In the next section, we'll look at the exceptional setup & requirements in data center networks, where we may be able to make simplifying assumptions about the traffic and topology, and hence employ a simpler approach to schedulers.

Tuesday, November 09, 2021

Principles of Communications Week 6 L10@LT2 11am, 9th Nov 2021 - From Flows to Schedules

 Last week, we looked at open loop (call setup/signaling) and closed loop (adaptive feedback loops)

In both cases, some information on some timescale about network conditions is learned by senders.

For either case, the network could also use what it learns about sources to make decisions about treating packet flows differently - at the simplest level, this is queue management and giving more precise and useful feedback than packet loss. at the next level, it might be isolating traffic flows in different queues, and scheduling packets from those queues in some fair way, perhaps providing isolation from the impact of packets in other queues, which can then lead to some guarantees about minimum throughput and perhaps maximum latency seen by a given source/destination.

As the complexity of guarantees grows, the signaling protocols and scheduling algorithms can get more expensive - these days, most of the Internet doesn't make use of anything other than the bare bones/simplest approaches, if any:-) 

one point about work-conserving - trains wait until their scheduled departure time at each hop, and need an agreed clock everywhere in the network to do so accurately. on the other hand, if you are organising an outing with a bunch of autonomous people on foot/bike/car, best to synchronise at the destination, rather than departure or intermediate points, which make the coordination nightmarishly complex:-)

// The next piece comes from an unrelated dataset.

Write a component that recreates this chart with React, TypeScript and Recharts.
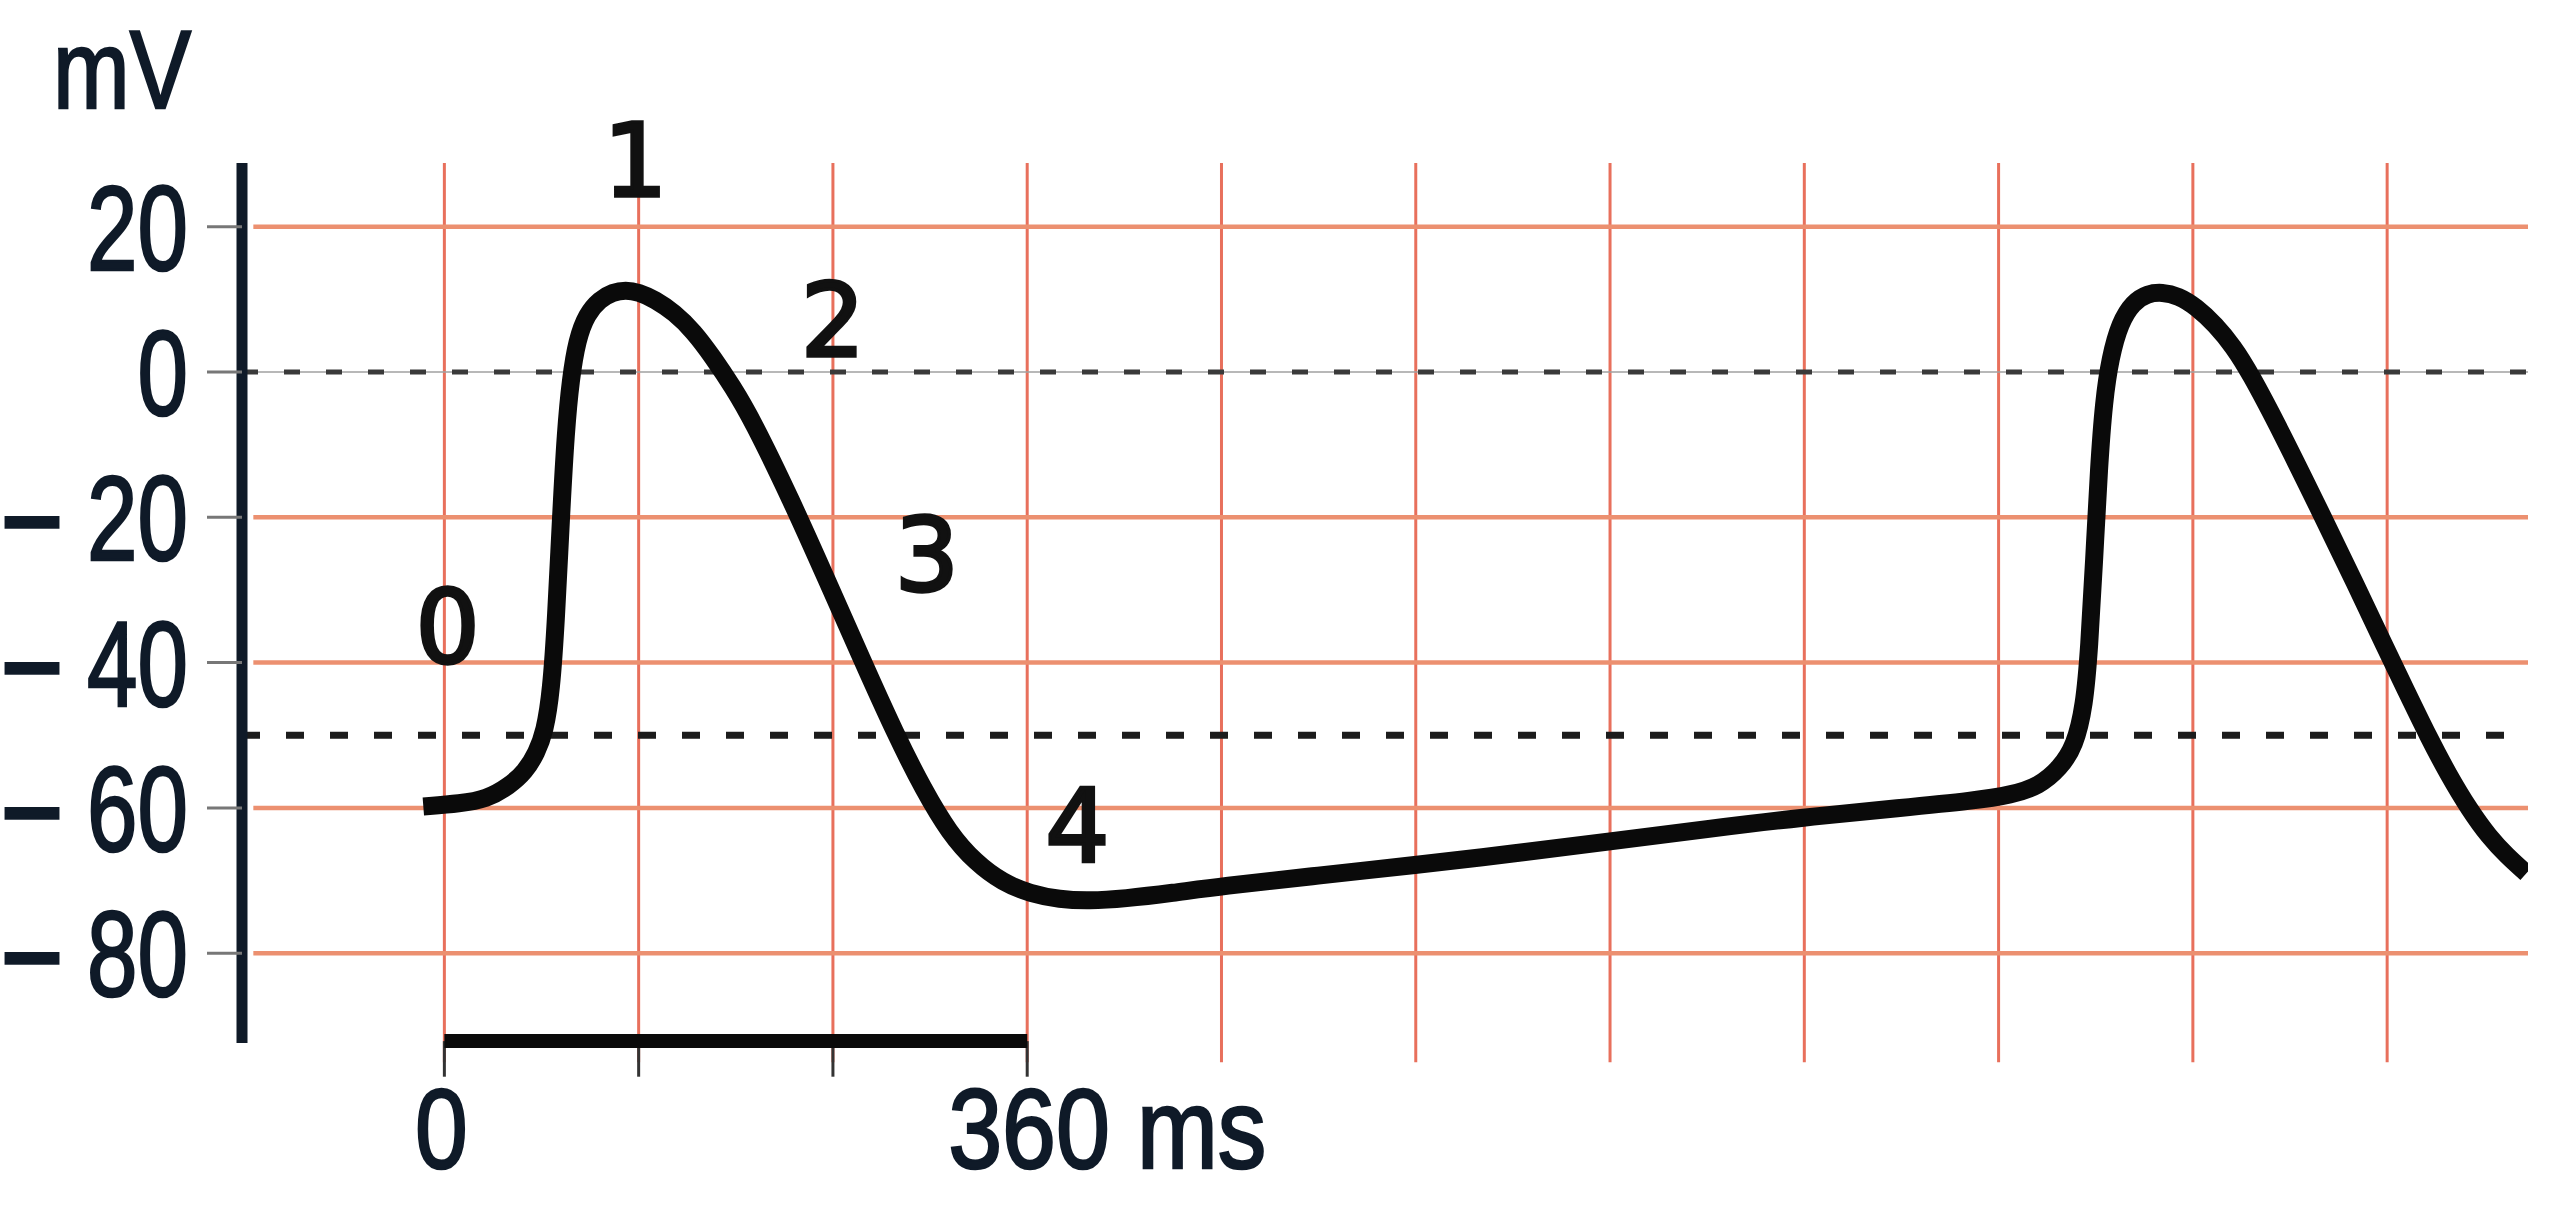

Thursday, November 04, 2021

Principles of Communications Week 5 L9@LT2 11am, 4th Nov 2021 - Flow and Congestion Control

Today, we're looking at Planes, Trains and Automobiles. Or Open Loop (pre-requested) versus Closed Loop (Dynamic, Adaptive) flow and congestion control.

For some elegant  underlying maths, see  the section in the Computer Systems Modelling course on Control Theory here CSM, which underpins many systems today (ABS in cars, thermostats in buildings, auto-pilots in planes, and TCP and related transport protocols in the Internet).

Next week, we'll also take a look at schedulers in routers, and see how their design depends on whether the goal is to support open loop flows, or give adequate feedback to closed loop systems, and what the performance criteria should be to compare different schedulers in terms of stability, efficiency and fairness (the latter term being surprisingly complex).


n.b. forgot to resume record, so the video is from pre-recorded version rather than today's live lecture-  apologies:-(

Wednesday, November 03, 2021

Principles of Communications Week 5 L8@LT2 11am, 2nd Nov 2021 - Sticky Random Routing

 as mentioned, Dynamic Alternate Routing, a.k.a sticky random routing, is a form of load shedding, and although telephone networks are circit switched, packet networks can use similar tricks by hasing flow state (e.g. by looking at source&destination IP addresses plus transport (TCP) port numbers, as an index, and then load balance traffic along similar routes - lots of techniques, most famously Valiant Load Balancing - widely used in cloud services - as usual wikipedia article on network load balancing is a decent starting point.


That's it for routing - next topics are flow&congestion control, followed by scheduling and optimisation.